The defendants, most of whom are former Minister of Women, Family and Community Development Tan Sri Shahrizat Abdul Jalil’s family members, are accused of misappropriating and wrongly using RM118 million out of the RM250 million loan granted.

Senior Federal Counsel for the government Azizan Arshad told the court in his opening statement that Mohamad Salleh (pictured, right) had, in a breach of trust, misappropriated the funds to all the defendants, which had caused the government to suffer losses.

The other defendants are Mohamad Salleh’s three children and seven other companies owned by the family including NFC.

Mohamad Salleh is Shahrizat's husband.

Azizan had told High Court judicial commissioner Anand Ponnudurai that the government is seeking RM253.62 million, representing the sum owed to the government, together with annual interest of 2% starting May 1, 2019, until the date of the full settlement.

The federal government is also seeking a personal declaration from Mohamad Salleh and his children — Wan Shahinur Izran Mohamad Salleh, directors Wan Shahinur Izmir Mohamad Salleh and Wan Izzana Fatimah Zabedah Mohamad Salleh — that they are personally liable for the sum of RM118 million and that it will be repaid by them.

Azizan also stated that the government is seeking a declaration from the court that it is allowed to follow and trace the misappropriated sum, and claim equitable title of the properties acquired by the defendants using the misappropriated sum.

The other companies named as defendants are National Meat & Livestock Corp Sdn Bhd, Real Food Co Sdn Bhd, Meatworks Corp Sdn Bhd, Agroscience Industries Sdn Bhd, Asian Bioscience Corp Sdn Bhd and Techknowlogy Imageware (M) Sdn Bhd.

Azizan said that on Dec 6, 2007, the federal government entered into an agreement with NFC to grant the latter a RM250 million loan to partially finance the setting up and operation of a national feedlot centre in Gemas, Negeri Sembilan.

“(As per the agreement) the first defendant (NFC) was required to repay the loan interest on the amount drawn by 17 [yearly] instalment[s] of RM17.4 million each, commencing on Jan 9, 2012 to 2028. The defendant failed to pay the 2012 and 2013 yearly instalments which were due on Jan 9, each year,” Azizan said.

“The assets of the first defendant were frozen and seized by the Royal Malaysian Police following several criminal charges.
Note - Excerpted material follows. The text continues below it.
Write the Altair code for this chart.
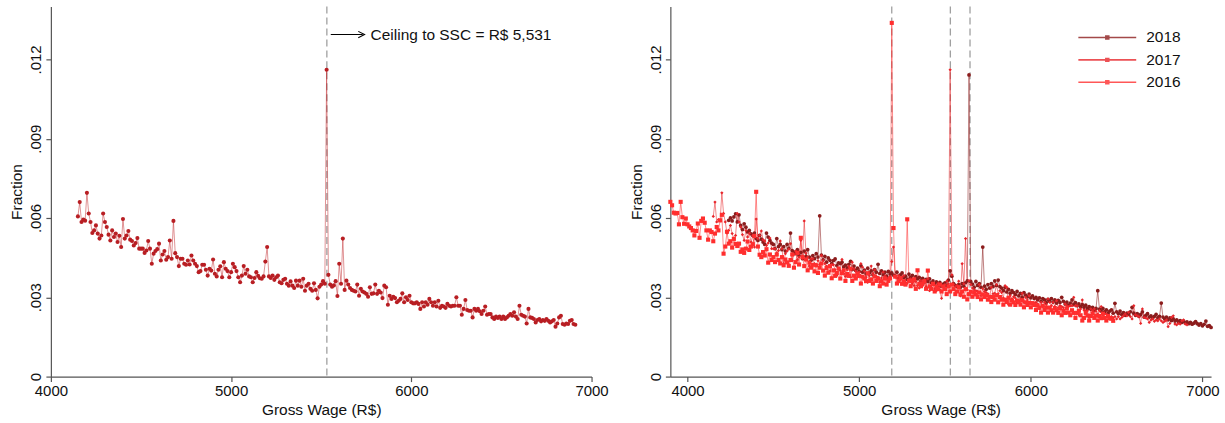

However, the first defendant agreed to utilise part of the monies kept in escrow by the auditor general amounting to RM35.5 million to settle its outstanding instalments for 2012 and 2013,” he said.

He then said the Malaysian government had issued letters to the first defendant when the loan was not paid for again in 2014.

The government had issued a warning to the first defendant dated March 21, 2014 to remedy the breaches of contract within 90 days.

“By a letter dated Sept 4, 2014, to the first defendant, the Government of Malaysia declared an event of default under the Facility Agreement and demanded a repayment of the entire sum owed,” he said.

According to a writ of summons, the High Court also ordered the appearance of the Salleh family and other defendants at its registry.

It is worth noting that Mohamad Salleh had been acquitted of two criminal breach of trust charges involving RM49.7 million in November 2015.

In response to Finance Minister Lim Guan Eng’s announcement on the latest claims against NFC on May 20 last year, Mohamad Salleh is reported to have issued a statement, saying that a new buyer of NFC is willing to fully settle the loan and that Prime Minister Tun Dr Mahathir Mohamad has been informed accordingly via a letter dated Nov 21, 2018.